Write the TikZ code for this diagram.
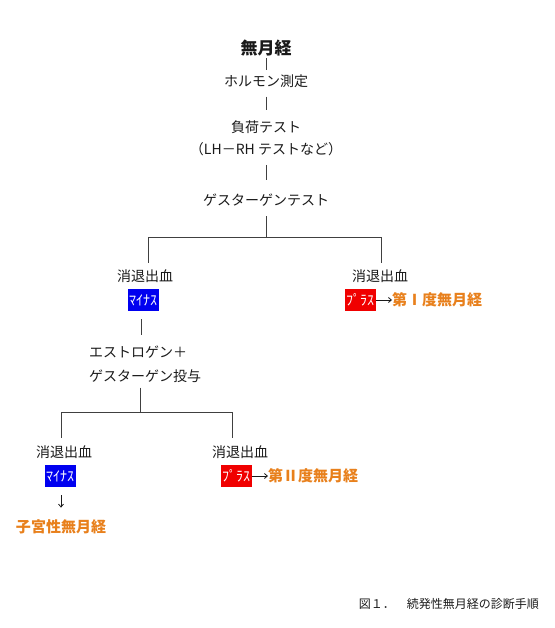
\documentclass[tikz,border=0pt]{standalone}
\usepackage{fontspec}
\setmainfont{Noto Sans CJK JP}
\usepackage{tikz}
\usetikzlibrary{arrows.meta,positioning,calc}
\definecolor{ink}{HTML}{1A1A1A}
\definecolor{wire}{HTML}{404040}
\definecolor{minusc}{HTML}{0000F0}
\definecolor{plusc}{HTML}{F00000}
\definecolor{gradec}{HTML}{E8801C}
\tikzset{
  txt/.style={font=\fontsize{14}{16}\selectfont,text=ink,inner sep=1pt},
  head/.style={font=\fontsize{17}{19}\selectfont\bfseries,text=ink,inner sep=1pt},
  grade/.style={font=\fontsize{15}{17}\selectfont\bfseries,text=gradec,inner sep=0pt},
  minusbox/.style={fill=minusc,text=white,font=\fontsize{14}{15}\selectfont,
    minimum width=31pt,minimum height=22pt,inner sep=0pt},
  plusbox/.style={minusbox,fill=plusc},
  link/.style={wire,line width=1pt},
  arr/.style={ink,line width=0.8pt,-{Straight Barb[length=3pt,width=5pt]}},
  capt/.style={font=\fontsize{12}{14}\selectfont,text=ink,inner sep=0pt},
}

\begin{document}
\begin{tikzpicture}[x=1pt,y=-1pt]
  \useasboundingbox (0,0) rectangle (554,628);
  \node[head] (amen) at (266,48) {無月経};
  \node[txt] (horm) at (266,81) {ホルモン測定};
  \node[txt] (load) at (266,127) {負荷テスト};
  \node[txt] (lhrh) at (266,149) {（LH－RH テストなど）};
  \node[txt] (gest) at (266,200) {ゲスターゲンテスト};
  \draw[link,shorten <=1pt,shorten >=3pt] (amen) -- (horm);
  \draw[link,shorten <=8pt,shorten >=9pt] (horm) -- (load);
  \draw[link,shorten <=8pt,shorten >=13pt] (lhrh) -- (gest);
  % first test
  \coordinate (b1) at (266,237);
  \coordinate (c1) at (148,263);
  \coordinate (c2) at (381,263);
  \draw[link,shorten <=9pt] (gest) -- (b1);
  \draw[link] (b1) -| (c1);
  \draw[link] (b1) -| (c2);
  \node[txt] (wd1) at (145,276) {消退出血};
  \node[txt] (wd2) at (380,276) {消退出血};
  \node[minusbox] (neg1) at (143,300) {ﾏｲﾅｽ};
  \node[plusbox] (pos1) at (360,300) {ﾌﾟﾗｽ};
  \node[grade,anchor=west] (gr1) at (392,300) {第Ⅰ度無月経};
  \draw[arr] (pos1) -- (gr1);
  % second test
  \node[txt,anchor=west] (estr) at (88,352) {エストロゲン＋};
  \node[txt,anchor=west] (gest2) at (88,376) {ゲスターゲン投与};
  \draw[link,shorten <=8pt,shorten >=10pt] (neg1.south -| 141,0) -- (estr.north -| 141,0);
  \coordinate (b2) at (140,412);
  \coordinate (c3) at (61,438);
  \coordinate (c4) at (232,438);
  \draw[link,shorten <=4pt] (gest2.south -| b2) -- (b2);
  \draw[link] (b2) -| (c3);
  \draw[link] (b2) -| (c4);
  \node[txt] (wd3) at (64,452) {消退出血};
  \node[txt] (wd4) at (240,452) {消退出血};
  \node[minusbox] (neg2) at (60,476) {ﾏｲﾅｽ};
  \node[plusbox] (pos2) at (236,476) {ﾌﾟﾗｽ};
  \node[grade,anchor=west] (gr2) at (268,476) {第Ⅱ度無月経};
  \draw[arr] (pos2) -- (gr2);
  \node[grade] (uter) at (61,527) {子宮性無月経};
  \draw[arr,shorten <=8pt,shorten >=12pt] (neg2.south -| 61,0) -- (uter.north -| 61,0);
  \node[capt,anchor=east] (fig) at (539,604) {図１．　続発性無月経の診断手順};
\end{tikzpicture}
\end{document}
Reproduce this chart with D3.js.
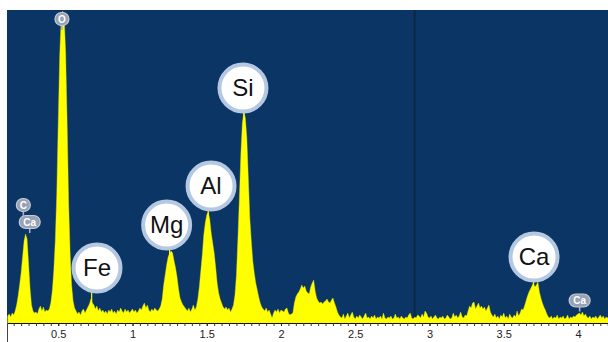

> [What you are asked to do]: Pictures are to be left out; repeat all the remaining data exactly.

> [Written answer]:
Write the TikZ code for this diagram.
\documentclass[tikz,border=0pt]{standalone}
\usepackage{fontspec}
\setmainfont{Noto Sans CJK JP}
\usepackage{tikz}
\usetikzlibrary{arrows.meta,positioning,calc}
\definecolor{ink}{HTML}{1A1A1A}
\definecolor{wire}{HTML}{404040}
\definecolor{minusc}{HTML}{0000F0}
\definecolor{plusc}{HTML}{F00000}
\definecolor{gradec}{HTML}{E8801C}
\tikzset{
  txt/.style={font=\fontsize{14}{16}\selectfont,text=ink,inner sep=1pt},
  head/.style={font=\fontsize{17}{19}\selectfont\bfseries,text=ink,inner sep=1pt},
  grade/.style={font=\fontsize{15}{17}\selectfont\bfseries,text=gradec,inner sep=0pt},
  minusbox/.style={fill=minusc,text=white,font=\fontsize{14}{15}\selectfont,
    minimum width=31pt,minimum height=22pt,inner sep=0pt},
  plusbox/.style={minusbox,fill=plusc},
  link/.style={wire,line width=1pt},
  arr/.style={ink,line width=0.8pt,-{Straight Barb[length=3pt,width=5pt]}},
  capt/.style={font=\fontsize{12}{14}\selectfont,text=ink,inner sep=0pt},
}

\begin{document}
\begin{tikzpicture}[x=1pt,y=-1pt]
  \useasboundingbox (0,0) rectangle (554,628);
  \node[head] (amen) at (266,48) {無月経};
  \node[txt] (horm) at (266,81) {ホルモン測定};
  \node[txt] (load) at (266,127) {負荷テスト};
  \node[txt] (lhrh) at (266,149) {（LH－RH テストなど）};
  \node[txt] (gest) at (266,200) {ゲスターゲンテスト};
  \draw[link,shorten <=1pt,shorten >=3pt] (amen) -- (horm);
  \draw[link,shorten <=8pt,shorten >=9pt] (horm) -- (load);
  \draw[link,shorten <=8pt,shorten >=13pt] (lhrh) -- (gest);
  % first test
  \coordinate (b1) at (266,237);
  \coordinate (c1) at (148,263);
  \coordinate (c2) at (381,263);
  \draw[link,shorten <=9pt] (gest) -- (b1);
  \draw[link] (b1) -| (c1);
  \draw[link] (b1) -| (c2);
  \node[txt] (wd1) at (145,276) {消退出血};
  \node[txt] (wd2) at (380,276) {消退出血};
  \node[minusbox] (neg1) at (143,300) {ﾏｲﾅｽ};
  \node[plusbox] (pos1) at (360,300) {ﾌﾟﾗｽ};
  \node[grade,anchor=west] (gr1) at (392,300) {第Ⅰ度無月経};
  \draw[arr] (pos1) -- (gr1);
  % second test
  \node[txt,anchor=west] (estr) at (88,352) {エストロゲン＋};
  \node[txt,anchor=west] (gest2) at (88,376) {ゲスターゲン投与};
  \draw[link,shorten <=8pt,shorten >=10pt] (neg1.south -| 141,0) -- (estr.north -| 141,0);
  \coordinate (b2) at (140,412);
  \coordinate (c3) at (61,438);
  \coordinate (c4) at (232,438);
  \draw[link,shorten <=4pt] (gest2.south -| b2) -- (b2);
  \draw[link] (b2) -| (c3);
  \draw[link] (b2) -| (c4);
  \node[txt] (wd3) at (64,452) {消退出血};
  \node[txt] (wd4) at (240,452) {消退出血};
  \node[minusbox] (neg2) at (60,476) {ﾏｲﾅｽ};
  \node[plusbox] (pos2) at (236,476) {ﾌﾟﾗｽ};
  \node[grade,anchor=west] (gr2) at (268,476) {第Ⅱ度無月経};
  \draw[arr] (pos2) -- (gr2);
  \node[grade] (uter) at (61,527) {子宮性無月経};
  \draw[arr,shorten <=8pt,shorten >=12pt] (neg2.south -| 61,0) -- (uter.north -| 61,0);
  \node[capt,anchor=east] (fig) at (539,604) {図１．　続発性無月経の診断手順};
\end{tikzpicture}
\end{document}
Reproduce this chart with D3.js.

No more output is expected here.